Soul’d Out officials say they owe $36,000 and have another two months to come up with the rent or purchase the Geil Street building, which is visible from eastbound Highway 156.
“We are just praying that time will permit and allow for something to happen before the deadline,” says Rev. Kit Tautolo. “We are going to keep fighting for the sake of our community and our kids.”
The nonprofit organization, which aims to keep youth off the streets and help move at-risk students from continuation high schools back into the mainstream educational system, is asking for donations and has collected hundreds of signatures of support. Soul’d Out made a similar fundraising push for the Weekly’s Community Fund, bringing in the most total donors (647 contributions) and the most young donors, but its financial problems persist.
“WE ARE JUST PRAYING THAT TIME WILL ALLOW SOMETHING TO HAPPEN BEFORE THE DEADLINE.”
Soul’d Out Christian Center is a San-Francisco-based nonprofit and corporation. The Monterey County branch started in Marina in 2004, bouncing around from the American Legion to the Filipino American Community Club, Tautolo says.
As the following grew, he says, God led him, for the third time, to the Castroville location.
The space, however, was in ill repair – holes in the wall, wiring stripped and no bathroom – when Soul’d Out occupied the building in April 2008, according to Kristin Edgar, head of administration. “Everything was gutted. It was robbed,” she says.
Soul’d Out volunteers fixed up the building and opened a community center with mentoring, after-school tutoring and annual events such as an Easter egg hunt and Christmas toy giveaway.
The organization was planning to buy the building, but an investor hasn’t come through and they couldn’t get a loan for the $1.7 million asking price, Edgar says. Jerome and Marimelle Pennington own the building.
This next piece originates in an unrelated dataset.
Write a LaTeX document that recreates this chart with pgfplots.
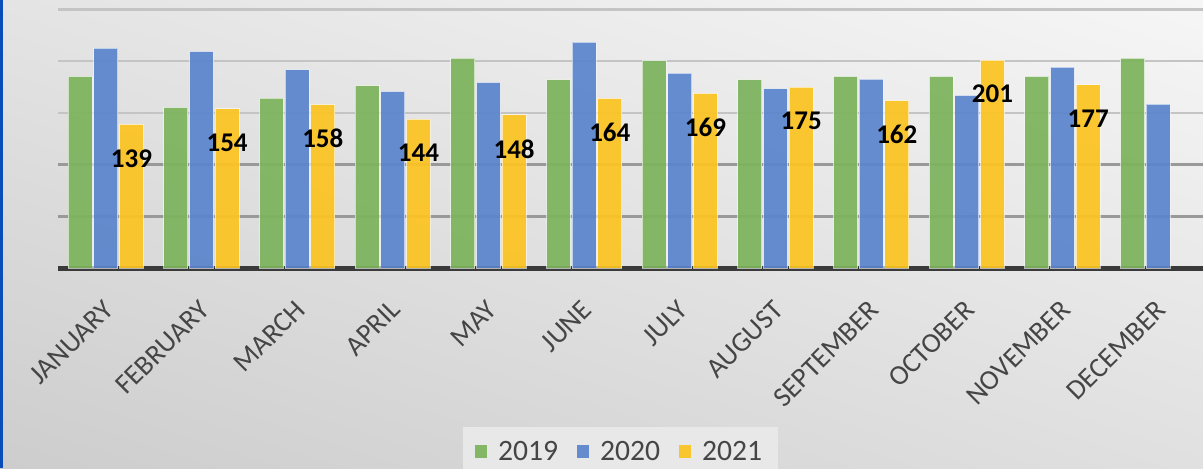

“They were hoping that the financing would come through, and so far it’s not happening,” says a relative of the owners, who asked not to be named. “We cannot subsidize their stay there much longer. I’m sure they do some good for the community, but if they aren’t able to pay rent, what is the owner going to do?”
Bob Uemura, the Penningtons’ attorney, says the owners were getting ready to file an eviction lawsuit, but that was put on hold after Soul’d Out worked out more time to stay.
Edgar says the organization has raised $4,000 so far. Although the group has to come up with a lot more money, Soul’d Out hasn’t lost faith yet.
“We have been able to effect a lot of change in [the Castroville area],” Edgar says. “Nothing comes easy in this life. Usually the biggest victories are won through the toughest battles.”